I guess that’s okay. After all, what good does it really do anyone to be dejected, or even to closely follow world events that you yourself, inside the whale (as we all are, as even Orwell admits), are powerless to prevent? And there will always be something going on in the modern world that others will want you to pay attention to and think about (although in general slightly less significant things than the beginning of WWII). And yet, there is something about Miller’s worldview that seems to me less admirable and more naïve than Orwell’s; Orwell went to a foreign country to fight, and was shot through the neck and almost died. So maybe this is more of a question of Miller’s worldview than his writing (although I think it would have been very interesting if he’d trained his powers of perception on, say, Hitler, as well as on his friend Katsimbalis), but personally I don’t think the two can always be separated; if I find a writer’s worldview to be somewhat naïve, then it doesn’t really matter how inventive the prose style is.

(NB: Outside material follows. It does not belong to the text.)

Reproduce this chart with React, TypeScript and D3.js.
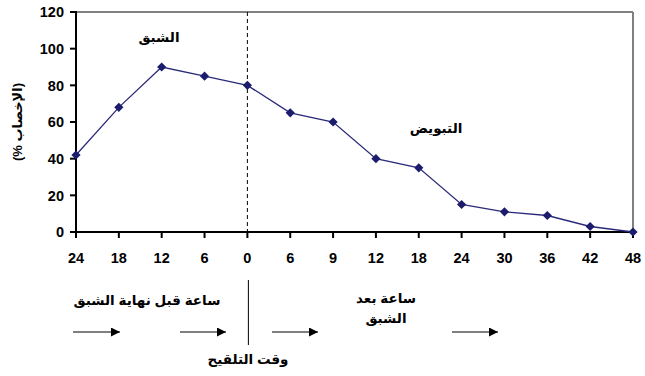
import React from "react";
import * as d3 from "d3";

const categories = ["24", "18", "12", "6", "0", "6", "9", "12", "18", "24", "30", "36", "42", "48"];
const fertility = [42, 68, 90, 85, 80, 65, 60, 40, 35, 15, 11, 9, 3, 0];
const yTicks = [0, 20, 40, 60, 80, 100, 120];
const yLabel = "(الإخصاب %)";
const estrusLabel = "الشبق";
const ovulationLabel = "التبويض";
const beforeLabel = "ساعة قبل نهاية الشبق";
const afterLabel1 = "ساعة بعد";
const afterLabel2 = "الشبق";
const inseminationLabel = "وقت التلقيح";

const W = 645;
const H = 376;
const left = 76;
const right = 633;
const top = 12;
const bottom = 232;

export default function App() {
  const idx = categories.map((_, i) => i);
  const x = d3.scalePoint<number>().domain(idx).range([left, right]).padding(0);
  const y = d3.scaleLinear().domain([0, 120]).range([bottom, top]);
  const line = d3
    .line<number>()
    .x((_, i) => x(i) as number)
    .y((d) => y(d));
  const r = 4.6;
  const diamond = `M0,${-r}L${r},0L0,${r}L${-r},0Z`;
  const zeroX = x(4) as number;
  const font = "'Liberation Sans', Arial, 'DejaVu Sans', sans-serif";
  const arrowSegs: [number, number][] = [
    [73, 120],
    [180, 226],
    [272, 318],
    [452, 498],
  ];
  const arrowY = 332;

  return (
    <svg
      width={W}
      height={H}
      style={{ position: "absolute", left: 0, top: 0, background: "#fff" }}
      fontFamily={font}
    >
      <defs>
        <marker id="ah" viewBox="0 0 10 10" refX="10" refY="5" markerWidth="11" markerHeight="9" markerUnits="userSpaceOnUse" orient="auto">
          <path d="M0,0 L10,5 L0,10 z" fill="#000" />
        </marker>
      </defs>
      <line x1={left} x2={right} y1={top} y2={top} stroke="#808080" strokeWidth={2} />
      <line x1={right} x2={right} y1={top} y2={bottom} stroke="#808080" strokeWidth={2} />
      <line x1={zeroX} x2={zeroX} y1={top} y2={bottom} stroke="#000" strokeWidth={1} strokeDasharray="4,3" />
      <line x1={left} x2={left} y1={top - 1} y2={bottom + 1} stroke="#000" strokeWidth={2} />
      {yTicks.map((t) => (
        <g key={t}>
          <line x1={left - 6} x2={left} y1={y(t)} y2={y(t)} stroke="#000" strokeWidth={2} />
          <text x={left - 12} y={y(t)} dy="0.36em" textAnchor="end" fontSize={14.5} fontWeight="bold">
            {t}
          </text>
        </g>
      ))}
      <line x1={left - 1} x2={right + 1} y1={bottom} y2={bottom} stroke="#000" strokeWidth={2} />
      {categories.map((c, i) => (
        <g key={i}>
          <line x1={x(i)} x2={x(i)} y1={bottom} y2={bottom + 6} stroke="#000" strokeWidth={2} />
          <text x={x(i)} y={258} dy="0.36em" textAnchor="middle" fontSize={14.5} fontWeight="bold">
            {c}
          </text>
        </g>
      ))}
      <path d={line(fertility) as string} fill="none" stroke="#2a2a7a" strokeWidth={1.3} />
      {fertility.map((v, i) => (
        <path key={i} d={diamond} transform={`translate(${x(i)},${y(v)})`} fill="#1c1c6c" />
      ))}
      <text
        transform={`translate(22,122) rotate(-90)`}
        textAnchor="middle"
        fontSize={13}
        fontWeight="bold"
        direction="rtl"
      >
        {yLabel}
      </text>
      <text x={159} y={42} textAnchor="middle" fontSize={13.5} fontWeight="bold">
        {estrusLabel}
      </text>
      <text x={436} y={133} textAnchor="middle" fontSize={13.5} fontWeight="bold">
        {ovulationLabel}
      </text>
      <text x={147} y={305} textAnchor="middle" fontSize={13.5} fontWeight="bold">
        {beforeLabel}
      </text>
      <text x={386} y={303} textAnchor="middle" fontSize={13.5} fontWeight="bold">
        {afterLabel1}
      </text>
      <text x={386} y={323} textAnchor="middle" fontSize={13.5} fontWeight="bold">
        {afterLabel2}
      </text>
      <text x={248} y={364} textAnchor="middle" fontSize={13.5} fontWeight="bold">
        {inseminationLabel}
      </text>
      <line x1={zeroX + 1} x2={zeroX + 1} y1={280} y2={345} stroke="#000" strokeWidth={1} />
      {arrowSegs.map(([a, b], i) => (
        <line key={i} x1={a} x2={b} y1={arrowY} y2={arrowY} stroke="#000" strokeWidth={1} markerEnd="url(#ah)" />
      ))}
    </svg>
  );
}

One might say that Miller wanted to preserve an image of a paradise that he worried would soon be lost. But it wasn’t a paradise: Greece, as he mentions only once, was under a military dictatorship at this time. Should he have written about that? I can’t say. Not necessarily. But I can’t help but be reminded of another book, Roberto Bolano’s By Night in Chile, set during Pinochet’s coup, in which the artsy-fartsy folks sit around and talk about art and aesthetics while there’s a torture chamber in the basement.
That being said, there are some sequences in this book that I thought were really great, and there are things that I’ll certainly reread if I ever end up going to Greece.